The following Q&A was completed as part of our conversational Commercial Real Estate FAQ Interview Series, we hope you find it helpful:
When it comes to brokerage fees, it will differ depending on how many brokers you’re working with and the value of the property being bought and sold. A property that’s under $1 million might carry 5-6% in fees, while a property valued at over 100 million would carry 1-2%. For passive investors, learning as much as you can about properties, whether passive or not, is important to really understanding these properties and the deals you’re making.
Richard Wilson: What are typical commercial real estate brokerage fees? What are people getting charged if the deal is done by one broker from buyer and seller, versus a shared fee, what’s kind of the ballpark range?
S.L. Van Der Zanden: It’s pretty common just to deal with a co-op broker if there’s two brokers involved, you take the fee that had the listing broker done the deal without a broker on the other side, it would be let’s say 4%. And if there’s two brokers, you gross it up by 50%, so now it’s 6%, and then you split that 6% in two, and each guy gets 3. Listing broker has an incentive to deals without the co-oping broker because he makes 4% instead of 3%, so there’s always that incentive that aligns with the interest of the seller or the landlord.

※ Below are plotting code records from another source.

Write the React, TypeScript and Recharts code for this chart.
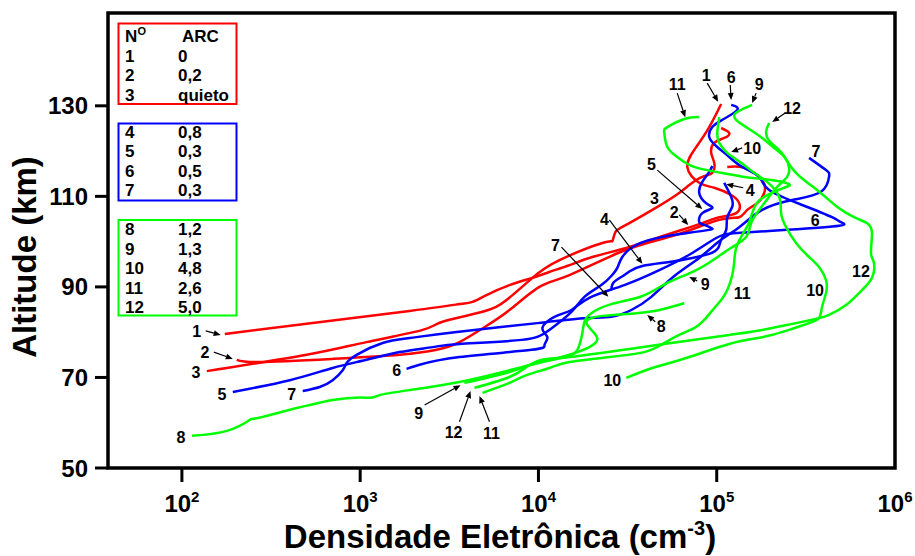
import React from 'react';
import { LineChart, Line, XAxis, YAxis, ReferenceArea, ReferenceDot, ReferenceLine } from 'recharts';

type P = [number, number];

// [electron density (cm^-3), altitude (km)]
const curve1: P[] = [[174,79.6],[1892,84.7],[3606,86.2],[4266,86.7],[5114,88.2],[6879,90.4],[9252,92.0],[11510,93.3],[14920,94.8],[20040,96.6],[31090,98.6],[47640,101.0],[82980,104.1],[103300,105.4],[128500,106.3],[133700,108.5],[120500,110.3],[96830,111.9],[79800,113.0],[68380,116.5],[76740,120.9],[90780,125.3],[105900,130.4]];
const curve2: P[] = [[203,73.9],[273,73.4],[701,74.1],[1663,75.0],[2682,76.1],[3606,77.8],[4977,81.1],[6879,84.9],[10120,90.0],[14920,92.6],[31090,98.2],[59290,101.5],[103300,104.8],[133700,105.4],[148300,107.0],[168700,108.5],[184500,110.7],[179800,113.6],[142600,116.3],[114600,116.5]];
const curve3: P[] = [[138,71.4],[501,75.0],[1086,77.8],[2239,80.5],[2897,82.3],[4853,84.5],[6622,87.1],[9252,92.0],[13120,95.9],[22830,99.7],[25950,100.1],[26640,101.5],[27690,102.6],[32340,104.1],[43530,107.0],[59290,110.3],[70150,112.5],[82980,114.3],[94420,115.2],[96830,117.4],[93120,119.6],[96830,121.8],[110200,122.9],[117500,124.0],[105900,125.1]];
const curve4: P[] = [[25620,89.3],[26300,90.9],[29140,92.2],[32340,93.4],[38280,94.6],[54190,95.5],[72940,96.4],[90780,97.3],[101900,98.6],[105900,100.4],[113000,102.6],[114600,105.4],[122200,107.7],[120500,109.9],[110200,113.0]];
const curve5: P[] = [[193,66.8],[403,69.4],[701,72.1],[1086,73.9],[1663,75.6],[2547,76.7],[3606,77.4],[8035,78.3],[11510,80.5],[15310,84.5],[18110,87.8],[22530,90.4],[25620,92.4],[27690,94.2],[29520,96.6],[35420,99.3],[48880,101.0],[68380,101.9],[90780,102.6],[93120,103.0],[85110,103.7],[79800,104.3],[82980,106.3],[94420,107.4],[87300,108.5],[79800,110.7],[82980,113.2],[90780,115.4],[94420,116.7]];
const curve6: P[] = [[1820,71.9],[2155,72.8],[3606,74.5],[9137,76.1],[10810,77.2],[11220,78.9],[10520,80.9],[12290,83.4],[15310,84.9],[19300,87.6],[30310,90.4],[47640,93.7],[70150,97.1],[99310,100.8],[130300,101.9],[248300,102.6],[485300,103.5],[497800,104.3],[443600,105.4],[301300,108.1],[196800,111.4],[173000,114.3],[139000,116.5],[117500,118.7],[100700,120.9],[90780,123.1],[94420,125.3],[107400,126.9],[130300,129.1],[120500,130.2]];
const curve7: P[] = [[476,67.0],[593,67.9],[701,69.4],[798,71.6],[840,73.2],[955,75.0],[1336,77.6],[1892,78.7],[3381,80.0],[9866,82.0],[18110,83.1],[25620,83.4],[33190,84.9],[42970,87.8],[57830,92.4],[79800,96.4],[103300,100.1],[133700,103.2],[179800,107.0],[264800,109.2],[384600,111.0],[426600,114.3],[410300,115.8],[329600,118.5]];
const curve8: P[] = [[114,57.1],[179,58.2],[240,60.6],[284,61.3],[701,65.0],[1130,65.5],[1285,66.1],[1892,67.2],[3606,69.0],[6879,71.6],[10520,73.4],[14920,75.0],[19300,76.7],[21400,78.5],[19810,80.5],[18570,82.3],[19810,83.1],[22830,83.6],[35420,84.2],[47640,84.9],[65750,86.4]];
const curve9: P[] = [[3846,68.8],[6879,71.2],[10120,73.4],[14920,74.7],[16980,77.2],[17630,79.8],[18110,82.3],[19810,84.2],[25620,86.2],[38280,88.0],[52840,90.9],[74790,93.5],[99310,96.4],[122200,98.8],[146200,101.0],[156000,104.1],[173000,107.0],[196800,109.9],[218300,112.1],[248300,114.3],[254700,116.3],[242100,118.5],[209900,120.7],[179800,122.9],[146200,125.3],[128500,126.9],[125300,128.0],[133700,128.9],[158100,130.2]];
const curve10: P[] = [[31090,69.9],[43530,72.1],[67440,74.3],[117500,77.4],[179800,78.9],[254700,80.5],[329600,82.0],[374900,83.1],[389900,85.6],[410300,88.7],[410300,91.5],[374900,94.4],[329600,96.6],[278600,99.7],[244900,103.2],[229600,106.3],[223900,109.9],[191800,113.2],[162200,115.2],[137100,117.4],[114600,119.6],[103300,121.8],[100700,124.0],[103300,127.5]];
const curve11: P[] = [[4853,66.6],[6879,68.8],[8570,70.5],[11510,72.1],[14920,73.4],[24980,74.5],[39240,75.6],[48880,77.2],[61600,79.4],[74790,80.9],[85110,82.7],[96830,85.3],[105900,87.1],[114600,89.3],[122200,92.6],[125300,95.5],[128500,98.6],[139000,101.5],[152100,104.3],[166300,108.3],[196800,110.5],[238800,111.9],[254700,112.7],[201800,113.6],[142600,114.3],[105900,115.2],[74790,116.5],[60050,118.7],[52840,120.9],[50780,124.0],[52840,125.3],[65750,127.1],[79800,127.5]];
const curve12: P[] = [[4374,67.7],[6879,70.1],[8570,72.3],[10520,73.9],[14920,74.5],[35420,76.5],[117500,79.4],[179800,80.5],[278600,82.0],[374900,83.1],[426600,83.8],[531100,86.0],[653100,89.3],[743000,92.0],[762100,95.3],[733100,97.5],[743000,101.9],[696600,104.1],[588800,105.4],[473200,107.7],[384600,110.7],[309000,113.6],[261200,116.5],[229600,119.8],[201800,121.8],[189300,124.0],[196800,126.2]];

const redCurves = [curve1, curve2, curve3];
const blueCurves = [curve4, curve5, curve6, curve7];
const greenCurves = [curve8, curve9, curve10, curve11, curve12];

const xTicks = [100, 1000, 10000, 100000, 1000000];
const yTicks = [50, 70, 90, 110, 130];

// curve number labels: [text, density, altitude]
const curveLabels: [string, number, number][] = [
  ['1',121,80.3],['2',134.5,75.6],['3',120,71.2],['5',167.5,66.3],['7',413,66.3],['6',1601,71.6],['8',98.7,56.8],
  ['9',2127,62.1],['12',3339,58.0],['11',5453,57.7],['10',25950,69.4],['8',48880,81.4],['9',86170,90.6],
  ['11',139000,88.7],['10',356200,89.3],['12',644200,93.5],['6',356200,104.8],['7',360600,120.0],
  ['12',264800,129.5],['9',173000,134.8],['6',120500,136.4],['1',87300,136.8],['11',60050,134.8],
  ['10',158100,120.7],['5',42970,117.2],['4',154000,111.4],['3',44690,109.6],['2',57830,106.6],
  ['4',23420,105.0],['7',12450,99.3],
];
// arrows: [fromDensity, fromAlt, toDensity, toAlt]
const labelArrows: [number, number, number, number][] = [
  [136,80.3,165,79.4],[151,75.6,193,74.1],[2298,63.9,3656,68.3],[3606,60.2,4159,67.0],[5314,60.2,4670,65.9],
  [45200,82.3,40780,83.8],[77800,91.3,70150,92.2],[242100,128.4,204700,126.4],[166300,132.8,158100,130.6],
  [119000,134.6,120500,131.3],[88440,135.0,101900,130.9],[60050,132.8,66600,127.5],[139000,120.7,120500,119.8],
  [46410,115.8,82980,107.2],[140700,111.9,113000,112.7],[61600,105.9,69200,103.7],[24980,104.8,38280,95.1],
  [13460,98.8,24670,87.8],
];

const legendRed: [string, string][] = [['1','0'],['2','0,2'],['3','quieto']];
const legendBlue: [string, string][] = [['4','0,8'],['5','0,3'],['6','0,5'],['7','0,3']];
const legendGreen: [string, string][] = [['8','1,2'],['9','1,3'],['10','4,8'],['11','2,6'],['12','5,0']];

const RED = '#ff0000';
const BLUE = '#0000ff';
const GREEN = '#00ff00';
const FONT = '"Liberation Sans", Arial, Helvetica, sans-serif';

const toPts = (a: P[]) => a.map(([n, alt]) => ({ n, alt }));

const XTick = (props: any) => {
  const { x, y, payload } = props;
  const exp = Math.round(Math.log10(payload.value));
  return (
    <g>
      {exp < 6 && <line x1={x} y1={y - 14} x2={x} y2={y} stroke="#000" strokeWidth={3} />}
      <text x={x} y={y + 30} textAnchor="middle" fontFamily={FONT} fontWeight="bold" fontSize={24} fill="#000">
        10<tspan dy={-10} fontSize={15}>{exp}</tspan>
      </text>
    </g>
  );
};

const LabelShape = (text: string) => (p: any) => (
  <text x={p.cx} y={p.cy + 6} textAnchor="middle" fontFamily={FONT} fontWeight="bold" fontSize={16} fill="#000">{text}</text>
);

const ArrowShape = (p: any) => {
  const { x1, y1, x2, y2 } = p;
  const ang = Math.atan2(y2 - y1, x2 - x1);
  const L = 7, W = 3;
  const bx = x2 - L * Math.cos(ang), by = y2 - L * Math.sin(ang);
  const px = -Math.sin(ang) * W, py = Math.cos(ang) * W;
  return (
    <g>
      <line x1={x1} y1={y1} x2={bx} y2={by} stroke="#000" strokeWidth={1.2} />
      <polygon points={`${x2},${y2} ${bx + px},${by + py} ${bx - px},${by - py}`} fill="#000" />
    </g>
  );
};

const LegendBox = ({ color, top, height, rows, header, firstBase }: any) => (
  <g>
    <rect x={118.5} y={top} width={118} height={height} fill="none" stroke={color} strokeWidth={2} />
    {header && (
      <g>
        <text x={125} y={42} fontFamily={FONT} fontWeight="bold" fontSize={17}>N</text>
        <text x={137.5} y={35} fontFamily={FONT} fontWeight="bold" fontSize={11}>O</text>
        <text x={182} y={42} fontFamily={FONT} fontWeight="bold" fontSize={17}>ARC</text>
      </g>
    )}
    {rows.map((r: [string, string], i: number) => (
      <g key={i}>
        <text x={125} y={firstBase + i * 19.5} fontFamily={FONT} fontWeight="bold" fontSize={17}>{r[0]}</text>
        <text x={178} y={firstBase + i * 19.5} fontFamily={FONT} fontWeight="bold" fontSize={17}>{r[1]}</text>
      </g>
    ))}
  </g>
);

export default function App() {
  return (
    <div style={{ position: 'absolute', left: 0, top: 0, width: 915, height: 556, background: '#fff' }}>
      <LineChart width={915} height={556} margin={{ top: 13, right: 20, bottom: 0, left: 0 }}>
        <XAxis
          dataKey="n" type="number" scale="log" domain={[38.5, 1000000]} allowDataOverflow
          ticks={xTicks} interval={0} height={88} axisLine={false} tickLine={false}
          tickSize={14} tickMargin={0} tick={<XTick />}
        />
        <YAxis
          dataKey="alt" type="number" domain={[50, 150.5]} allowDataOverflow ticks={yTicks} interval={0}
          width={108} axisLine={false} tickSize={13} tickMargin={7}
          tickLine={{ stroke: '#000', strokeWidth: 3 }}
          tick={{ fontSize: 24, fontWeight: 'bold', fill: '#000', fontFamily: FONT }}
        />
        <ReferenceArea x1={38.5} x2={1000000} y1={50} y2={150.5} fill="none" stroke="#000" strokeWidth={3.5} ifOverflow="visible" />
        {redCurves.map((c, i) => (
          <Line key={'r' + i} data={toPts(c)} dataKey="alt" stroke={RED} strokeWidth={2.5} strokeLinejoin="round" dot={false} activeDot={false} isAnimationActive={false} type="natural" />
        ))}
        {blueCurves.map((c, i) => (
          <Line key={'b' + i} data={toPts(c)} dataKey="alt" stroke={BLUE} strokeWidth={2.5} strokeLinejoin="round" dot={false} activeDot={false} isAnimationActive={false} type="natural" />
        ))}
        {greenCurves.map((c, i) => (
          <Line key={'g' + i} data={toPts(c)} dataKey="alt" stroke={GREEN} strokeWidth={2.5} strokeLinejoin="round" dot={false} activeDot={false} isAnimationActive={false} type="natural" />
        ))}
        {labelArrows.map((a, i) => (
          <ReferenceLine key={'a' + i} segment={[{ x: a[0], y: a[1] }, { x: a[2], y: a[3] }]} shape={ArrowShape} ifOverflow="visible" />
        ))}
        {curveLabels.map((l, i) => (
          <ReferenceDot key={'l' + i} x={l[1]} y={l[2]} r={1} shape={LabelShape(l[0])} ifOverflow="visible" />
        ))}
      </LineChart>
      <svg width={915} height={556} style={{ position: 'absolute', left: 0, top: 0, pointerEvents: 'none' }}>
        <LegendBox color={RED} top={23.5} height={80.5} rows={legendRed} header firstBase={61.5} />
        <LegendBox color={BLUE} top={123.5} height={77} rows={legendBlue} firstBase={137.5} />
        <LegendBox color={GREEN} top={220} height={95.5} rows={legendGreen} firstBase={235} />
        <text x={36} y={257} transform="rotate(-90, 36, 257)" textAnchor="middle" fontFamily={FONT} fontWeight="bold" fontSize={33} fill="#000">Altitude (km)</text>
        <text x={500} y={548} textAnchor="middle" fontFamily={FONT} fontWeight="bold" fontSize={33} fill="#000">
          Densidade Eletrônica (cm<tspan dy={-13} fontSize={20}>-3</tspan><tspan dy={13}>)</tspan>
        </text>
      </svg>
    </div>
  );
}
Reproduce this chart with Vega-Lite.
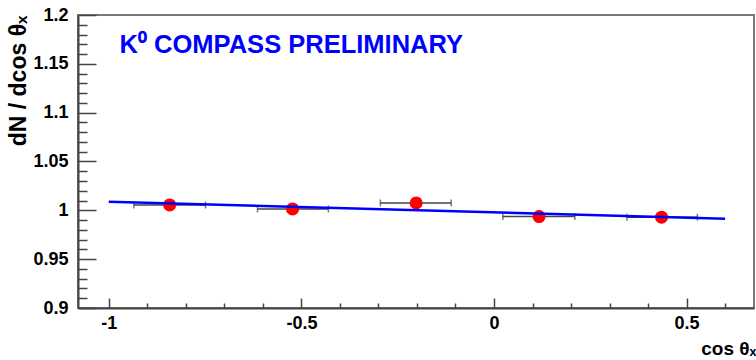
{
  "$schema": "https://vega.github.io/schema/vega-lite/v6.json",
  "width": 676,
  "height": 293,
  "autosize": "none",
  "padding": {"left": 78, "top": 15, "right": 2, "bottom": 52},
  "background": "white",
  "config": {
    "view": {"stroke": "#777777", "strokeWidth": 2},
    "font": "Liberation Sans"
  },
  "datasets": {
    "points": [
      {"cx": -0.842, "y": 1.0055, "xlo": -0.935, "xhi": -0.749},
      {"cx": -0.523, "y": 1.0014, "xlo": -0.614, "xhi": -0.430},
      {"cx": -0.202, "y": 1.0076, "xlo": -0.295, "xhi": -0.111},
      {"cx": 0.117, "y": 0.9936, "xlo": 0.023, "xhi": 0.210},
      {"cx": 0.435, "y": 0.9930, "xlo": 0.345, "xhi": 0.528}
    ],
    "fit": [
      {"cx": -1.0, "y": 1.0087},
      {"cx": 0.6, "y": 0.9915}
    ]
  },
  "layer": [
    {
      "data": {"name": "points"},
      "mark": {"type": "errorbar", "color": "#444444", "thickness": 1.5, "ticks": {"size": 7, "thickness": 1.5, "color": "#444444"}},
      "encoding": {
        "x": {
          "field": "xlo", "type": "quantitative", "title": "cos θₓ",
          "scale": {"domain": [-1.08, 0.675], "nice": false, "zero": false},
          "axis": {
            "values": [-1, -0.9, -0.8, -0.7, -0.6, -0.5, -0.4, -0.3, -0.2, -0.1, 0, 0.1, 0.2, 0.3, 0.4, 0.5, 0.6],
            "tickCount": 100,
            "labelExpr": "abs(datum.value*2 - round(datum.value*2)) < 0.001 ? (datum.value < 0 ? '-' + format(-datum.value, '~g') : format(datum.value, '~g')) : ''",
            "tickSize": {"condition": {"test": "abs(datum.value*2 - round(datum.value*2)) < 0.001", "value": -10}, "value": -5},
            "tickColor": "#444444", "tickWidth": 1.5,
            "domainColor": "#444444", "domainWidth": 2,
            "grid": false,
            "labelFont": "Liberation Sans", "labelFontWeight": "bold", "labelFontSize": 18, "labelColor": "#000000",
            "labelPadding": 16, "labelOverlap": false,
            "titleFont": "Liberation Sans", "titleFontWeight": "bold", "titleFontSize": 19, "titleColor": "#000000",
            "titleAlign": "right", "titleBaseline": "alphabetic", "titleAnchor": "end", "titleX": 678, "titleY": 46
          }
        },
        "x2": {"field": "xhi"},
        "y": {
          "field": "y", "type": "quantitative", "title": "dN / dcos θₓ",
          "scale": {"domain": [0.9, 1.2], "nice": false, "zero": false},
          "axis": {
            "values": [0.9, 0.91, 0.92, 0.93, 0.94, 0.95, 0.96, 0.97, 0.98, 0.99, 1.0, 1.01, 1.02, 1.03, 1.04, 1.05, 1.06, 1.07, 1.08, 1.09, 1.1, 1.11, 1.12, 1.13, 1.14, 1.15, 1.16, 1.17, 1.18, 1.19, 1.2],
            "tickCount": 100,
            "labelExpr": "abs(datum.value*20 - round(datum.value*20)) < 0.001 ? format(datum.value, '~g') : ''",
            "tickSize": {"condition": {"test": "abs(datum.value*20 - round(datum.value*20)) < 0.001", "value": -18}, "value": -9},
            "tickColor": "#444444", "tickWidth": 1.5,
            "domainColor": "#444444", "domainWidth": 2,
            "grid": false,
            "labelFont": "Liberation Sans", "labelFontWeight": "bold", "labelFontSize": 18, "labelColor": "#000000",
            "labelPadding": 28, "labelOverlap": false,
            "titleFont": "Liberation Sans", "titleFontWeight": "bold", "titleFontSize": 23, "titleColor": "#000000",
            "titleAngle": -90, "titleAlign": "right", "titleBaseline": "alphabetic", "titleAnchor": "end", "titleX": -53, "titleY": 0
          }
        }
      }
    },
    {
      "data": {"name": "points"},
      "mark": {"type": "circle", "color": "#ff0000", "opacity": 1, "size": 170},
      "encoding": {
        "x": {"field": "cx", "type": "quantitative", "title": "cos θₓ"},
        "y": {"field": "y", "type": "quantitative", "title": "dN / dcos θₓ"}
      }
    },
    {
      "data": {"name": "fit"},
      "mark": {"type": "line", "color": "#0000ff", "strokeWidth": 2.5},
      "encoding": {
        "x": {"field": "cx", "type": "quantitative", "title": "cos θₓ"},
        "y": {"field": "y", "type": "quantitative", "title": "dN / dcos θₓ"}
      }
    },
    {
      "data": {"values": [{}]},
      "mark": {"type": "text", "align": "left", "baseline": "alphabetic", "font": "Liberation Sans", "fontWeight": "bold", "fontSize": 25.5, "color": "#0000ff"},
      "encoding": {
        "x": {"datum": -0.972, "type": "quantitative"},
        "y": {"datum": 1.161, "type": "quantitative"},
        "text": {"value": "K⁰ COMPASS PRELIMINARY"}
      }
    }
  ]
}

So, say it’s under $1 million, it’s 5-6%. Say from 1 million to 5 million, it’s 4 to 5%. And then 5 million to, say, 20 million, it’d be 3-4%. Then up to 100 million it’s going to be 2 to 3, and then above 100 million it’s going to be 1 at most 2. If it’s complex asset, that could make it be a 2 instead of a 1, it’s a pretty straight forward transaction, you’re just not going to make that extra percent.
Richard: Right, right. Yeah, makes sense. What is the best way for a passive investor to get started in allocating real estate, and putting some money and work into the commercial real estate space?
S.L.: This is a passive investor. Obviously learning as much as you can on your own, from textbooks, and YouTube, and whatever. But really finding that guide whether, again, it’s a mentor, or a sponsor, or a lawyer, or your accountant that happens to know a lot about real estate. Whether you’re buying the real estate directly on your own account, or you’re buying through a sponsor and are owning a piece of it, you really want to – between the offering memorandum (OM), between that and what you do on your own should still be the same amount of information gathering. It’s just being passive, you have the benefit of having a team of people that were paid to put all this together, but you still have to read it, understand it, and be questioning whether what they’re telling you is the whole truth and nothing but the truth. Or they’re spinning it, right? Or they’re just not mentioning it because it can’t be spun.
But when you’re starting out, I just can’t overemphasize someone to help hold your hand, or you hold onto their hand, while you’re working through the first couple of times.
Richard: Right, right. I’ve heard that from many experts in this space.